Environment:Volcengine Verl Megatron Core Environment
sources: Repo|verl|https://github.com/volcengine/verl
domains: Infrastructure, Distributed_Training
last_updated: 2026-02-07 17:00 GMT
Overview
Optional Megatron-Core environment for large-scale distributed training with advanced parallelism in verl.
Description
verl supports Megatron-Core as an alternative training backend to FSDP, enabling tensor parallelism, pipeline parallelism, expert parallelism, and sequence parallelism for very large models (30B+). Megatron-Core >= 0.13.0 is required. The mbridge package provides the bridge between HuggingFace configs and Megatron-Core.
Usage
Required when using Megatron-LM backend (trainer.backend=megatron). Recommended for models > 30B parameters or when using MoE architectures.
System Requirements
- Multiple NVIDIA GPUs (typically 8+ GPUs)

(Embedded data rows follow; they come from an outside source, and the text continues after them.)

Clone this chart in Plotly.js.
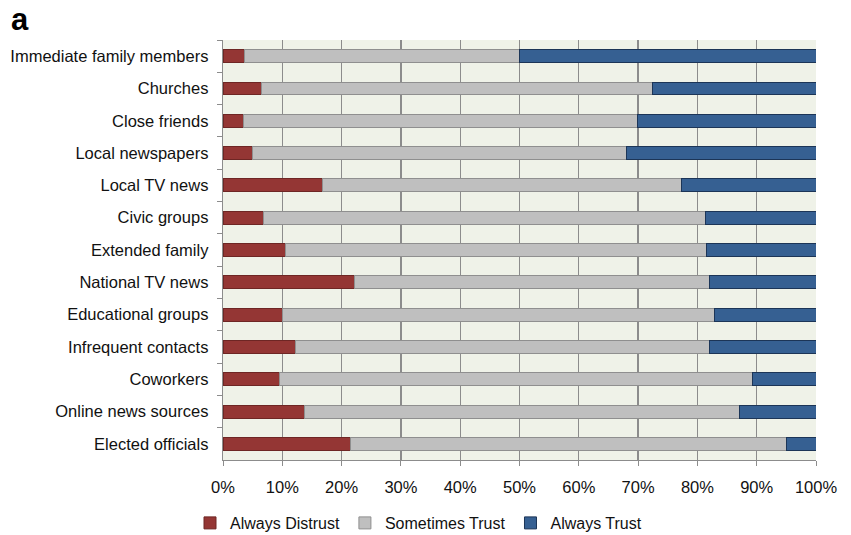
<!DOCTYPE html>
<html>
<head>
<meta charset="utf-8">
<script src="https://cdn.plot.ly/plotly-3.0.1.min.js"></script>
<style>html,body{margin:0;padding:0;background:#fff;}#chart{width:851px;height:535px;}</style>
</head>
<body>
<div id="chart"></div>
<script>
var categories = ["Immediate family members","Churches","Close friends","Local newspapers","Local TV news","Civic groups","Extended family","National TV news","Educational groups","Infrequent contacts","Coworkers","Online news sources","Elected officials"];
var alwaysDistrust = [3.6,6.5,3.4,4.9,16.8,6.9,10.6,22.1,10.1,12.2,9.5,13.7,21.5];
var sometimesTrust = [46.4,66.0,66.5,63.1,60.5,74.5,70.9,59.9,72.8,69.8,79.8,73.4,73.6];
var alwaysTrust = [50.0,27.5,30.1,32.0,22.7,18.6,18.5,18.0,17.1,18.0,10.7,12.9,4.9];
var tickVals = [0,10,20,30,40,50,60,70,80,90,100];
var tickText = ["0%","10%","20%","30%","40%","50%","60%","70%","80%","90%","100%"];

function tr(name, vals, color, line){
  return {type:'bar', orientation:'h', name:name, x:vals, y:categories,
    marker:{color:color, line:{color:line, width:1}}, hoverinfo:'x+y'};
}
var data = [
  tr("Always Distrust", alwaysDistrust, "#943634", "#6e2624"),
  tr("Sometimes Trust", sometimesTrust, "#bfbfbf", "#8f8f8f"),
  tr("Always Trust", alwaysTrust, "#366092", "#1c3557")
];
var layout = {
  width:851, height:535,
  margin:{l:223, r:35, t:40, b:75, autoexpand:false},
  barmode:'stack', bargap:0.6,
  paper_bgcolor:'#ffffff', plot_bgcolor:'#eff2e8',
  font:{family:'"Liberation Sans", Arial, sans-serif', size:16.5, color:'#111'},
  showlegend:true,
  legend:{orientation:'h', x:190/851, xref:'container', xanchor:'left', y:(535-523)/535, yref:'container', yanchor:'middle',
    font:{size:16}, itemwidth:30, traceorder:'normal', bgcolor:'rgba(0,0,0,0)'},
  xaxis:{range:[0,100], tickvals:tickVals, ticktext:tickText, showgrid:true,
    gridcolor:'#8c8c8c', gridwidth:1.3, zeroline:false, showline:true, linecolor:'#8c8c8c', linewidth:1.3,
    ticks:'outside', ticklen:5, tickcolor:'#8c8c8c', fixedrange:true, ticklabelstandoff:7},
  yaxis:{type:'category', autorange:'reversed', showgrid:false, zeroline:false,
    showline:true, linecolor:'#8c8c8c', linewidth:1.3, ticks:'outside', ticklen:5,
    tickcolor:'#8c8c8c', tickson:'boundaries', ticklabelstandoff:10},
  annotations:[{text:'<b>a</b>', xref:'paper', yref:'paper', x:-223/593, y:1+20/420,
    xanchor:'left', yanchor:'middle', showarrow:false, font:{size:31, color:'#000'}, xshift:9}]
};
Plotly.newPlot('chart', data, layout, {displayModeBar:false, staticPlot:true});
</script>
</body>
</html>
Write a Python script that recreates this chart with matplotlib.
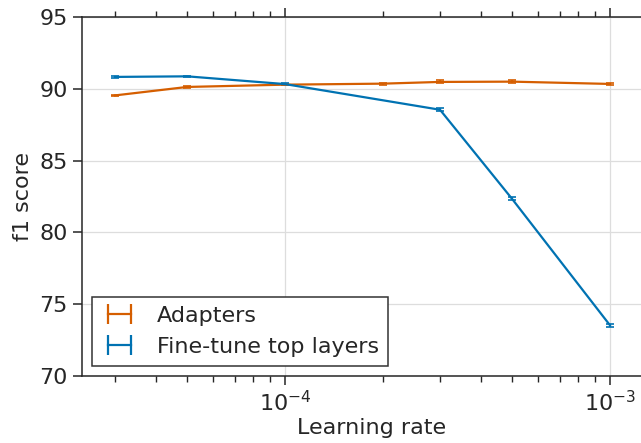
import numpy as np
import matplotlib
matplotlib.use("Agg")
import matplotlib.pyplot as plt
from matplotlib.lines import Line2D

# values
lr_adapters = [3e-5, 5e-5, 1e-4, 2e-4, 3e-4, 5e-4, 1e-3]
f1_adapters = [89.55, 90.14, 90.30, 90.37, 90.49, 90.51, 90.35]
err_adapters = [0.05, 0.10, 0.05, 0.06, 0.10, 0.12, 0.05]

lr_finetune = [3e-5, 5e-5, 1e-4, 3e-4, 5e-4, 1e-3]
f1_finetune = [90.84, 90.88, 90.34, 88.55, 82.33, 73.52]
err_finetune = [0.06, 0.04, 0.05, 0.12, 0.10, 0.10]

orange = "#d55e00"
blue = "#0072b2"
dark = "#262626"

plt.rcParams["font.family"] = "DejaVu Sans"
plt.rcParams["font.size"] = 16
plt.rcParams["text.color"] = dark
plt.rcParams["axes.labelcolor"] = dark
plt.rcParams["xtick.color"] = dark
plt.rcParams["ytick.color"] = dark

fig = plt.figure(figsize=(6.41, 4.43), dpi=100)
# right edge of the axes sits off the canvas, as in the reference
ax = fig.add_axes([0.1287, 0.152, 0.9009, 0.809])

ax.errorbar(lr_adapters, f1_adapters, yerr=err_adapters, color=orange,
            lw=1.6, capsize=3, capthick=1.2, elinewidth=1.2, zorder=3)
ax.errorbar(lr_finetune, f1_finetune, yerr=err_finetune, color=blue,
            lw=1.6, capsize=3, capthick=1.2, elinewidth=1.2, zorder=3)

ax.set_xscale("log")
ax.set_xlim(10 ** -4.623, 10 ** -2.846)
ax.set_ylim(70, 95)
ax.set_yticks([70, 75, 80, 85, 90, 95])

ax.grid(True, which="major", color="#dddddd", lw=0.9, zorder=0)
ax.set_axisbelow(True)

for s in ["left", "bottom", "top", "right"]:
    ax.spines[s].set_color(dark)
    ax.spines[s].set_linewidth(1.1)

ax.tick_params(which="major", direction="out", length=6.5, width=1.1,
               top=True, labelsize=16, pad=4)
ax.tick_params(which="minor", direction="out", length=4, width=1,
               top=True)

ax.set_xlabel("Learning rate", fontsize=16, labelpad=2)
ax.set_ylabel("f1 score", fontsize=16, labelpad=5)

handles = [
    Line2D([], [], color=orange, lw=1.6, marker="|", markersize=15, markeredgewidth=1.6),
    Line2D([], [], color=blue, lw=1.6, marker="|", markersize=15, markeredgewidth=1.6),
]
leg = ax.legend(handles, ["Adapters", "Fine-tune top layers"], loc="lower left",
                numpoints=2, fancybox=False, framealpha=1, fontsize=16,
                handlelength=1.65, borderaxespad=0.45, borderpad=0.4,
                labelspacing=0.5, handletextpad=0.85)
leg.get_frame().set_edgecolor("#333333")
leg.get_frame().set_linewidth(1.1)

fig.savefig("out.png", dpi=100)
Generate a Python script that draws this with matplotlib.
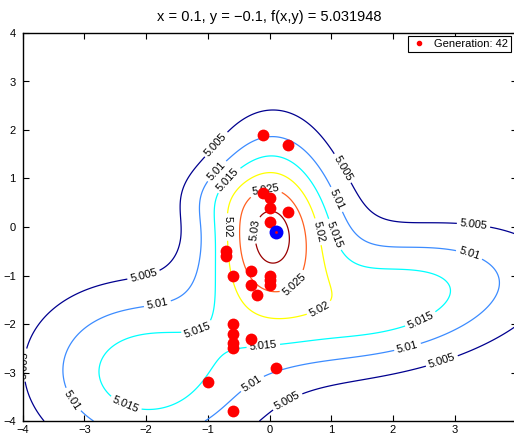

- High-speed interconnect (NVLink/InfiniBand)
- Linux
Dependencies
megatron-core>= 0.13.0mbridge(Megatron-Bridge)
Quick Install
pip install "verl[mcore]"
or
pip install mbridge
Code Evidence
From verl/utils/import_utils.py:28-33:
@cache
def is_megatron_core_available():
try:
mcore_spec = importlib.util.find_spec("megatron.core")
except ModuleNotFoundError:
mcore_spec = None
return mcore_spec is not None
And from verl/models/mcore/model_forward_fused.py:53:
assert version.parse(mcore.__version__) >= version.parse("0.13.0")
And from verl/models/mcore/bridge.py:16-25:
try:
from megatron.bridge import AutoBridge
except ImportError:
print("Megatron-Bridge package not found. Please install Megatron-Bridge...")
raise
Common Errors
- "Megatron-Bridge package not found" -> pip install mbridge
- "megatron.core not found" -> Install megatron-core >= 0.13.0
- Config conversion failures -> Check model architecture compatibility with Megatron
Compatibility Notes
Not all HuggingFace models have Megatron-Core equivalents. Supported architectures include Qwen2, Qwen2.5-VL, DeepSeek-V2/V3, Mixtral, and Moonlight. Router replay for MoE models is not supported on NPU.